Tips for Talking With Your Children About a Past Abortion

1) Make sure you have worked through the grief process first. Parents need to be far enough along in their own healing to be able to cope with their children’s emotional reactions.

2) Seek the advice of a trusted counselor, minister, priest, support group leader or other trusted source. If you are a religious person, pray and discern God’s leading before deciding whether to talk with your children about a past abortion.

3) Think about your motives for telling your children. Go through the list of questions suggested by Kevin Burke. Parents need to make sure they are acting in the best interests of their children rather than seeking to resolve issues in their own lives.

4) Think about your children’s level of maturity and ability to handle such information. Are they experiencing personal or family conflicts that might be worsened by learning about the abortion now? Are they emotionally mature enough to handle such information, or would it be better to wait until they are older before telling them?

If you choose to share your story:

5) Be age-appropriate in discussing past abortions with your children. Teens or young adults may be able to handle details that would not be appropriate to share with young children.

6) Reassure your children that you will always love and accept them no matter what, not only through words but through your willingness to listen and spend time with them. Make sure teens and older children know they can always come to you for help if they are experiencing a similar crisis.

7) Have outside support in place — a trusted counselor or pastor, support group leader, knowledgeable family friend, etc. — who can help the children process this information and serve as an additional means of support. Children may hesitate to share some things with their parents if they perceive the parents are still hurting from the abortion experience.

Respect your children’s right to grieve, and assure them that they are free to express their feelings and take the time to work through them. Parents should try not to place a burden of “needing to forgive” on their children or insist that they move on from the situation before they are ready.

9) Answer questions honestly and openly, giving your children as much information as they seem able to handle. Parents should never force children to hear information they don’t want to hear. Children will usually stop asking questions when they have received as much information as they can cope with at the moment. Parents also need to let the children know that they can come back to discuss information later, but be prepared to monitor your children’s reactions and address issues as they arise.

10) Stress that this is a “family issue” only, and not one to discuss with others outside the family–especially with young children who may be tempted to broadcast information you share with them or ask questions at inappropriate moments.
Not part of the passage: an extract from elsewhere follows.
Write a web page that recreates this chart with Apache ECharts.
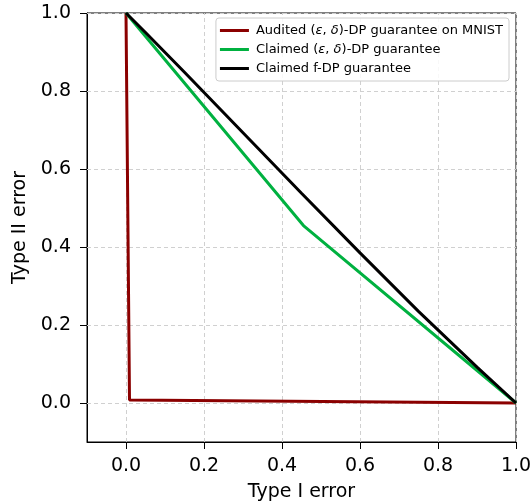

11) When the children are ready, find a way that you as a family can acknowledge and memorialize the child lost to abortion. This might include a healing service or Mass for the family, visiting or placing a marker at a memorial for unborn children, planting a tree, etc.

Originally published in The Post-Abortion Review 12(1) Jan-March 2004. Copyright 2004 Elliot Institute.

Resources:

Mommy, what’s abortion?  by Pam Koerbel.

This is short picture book authored by the director of Post Abortion Ministries.  It is simple and compassionate and easy for young people to understand that (1) God designed babies to grow in a mother’s womb, (2) God’s plans are always good, but sometimes “people forget that God knows best,” (3) when people think they know better, and don’t want a baby, sometimes they have the baby taken out of the womb when it is still small,  (4) this death makes God sad, the mother sad, and us (including little children) sad, (5)  God still loves the baby and watches over it, (6) God still loves the mommy and will forgive her when she seeks forgiveness, (7) while God will not give back the aborted baby, He will give these mommies other babies, and (8) these babies will be very loved by their mommies, especially “because now she knows how special babies are — even when the baby is all grown up.”

This book is an excellent one for any parent seeking to explain abortion to a young child. Indeed, the outline of points underscoring a pro-healing message are exactly those which should also be conveyed to teenager and adults.  As you can see, children whose parents have a history of abortion who integrate this message will be better prepared to eventually, at an appropriate time, hear about their mother or father’s past and to hear this news as a confession of a much regretted mistake that does not lessen the parent’s love for their living children.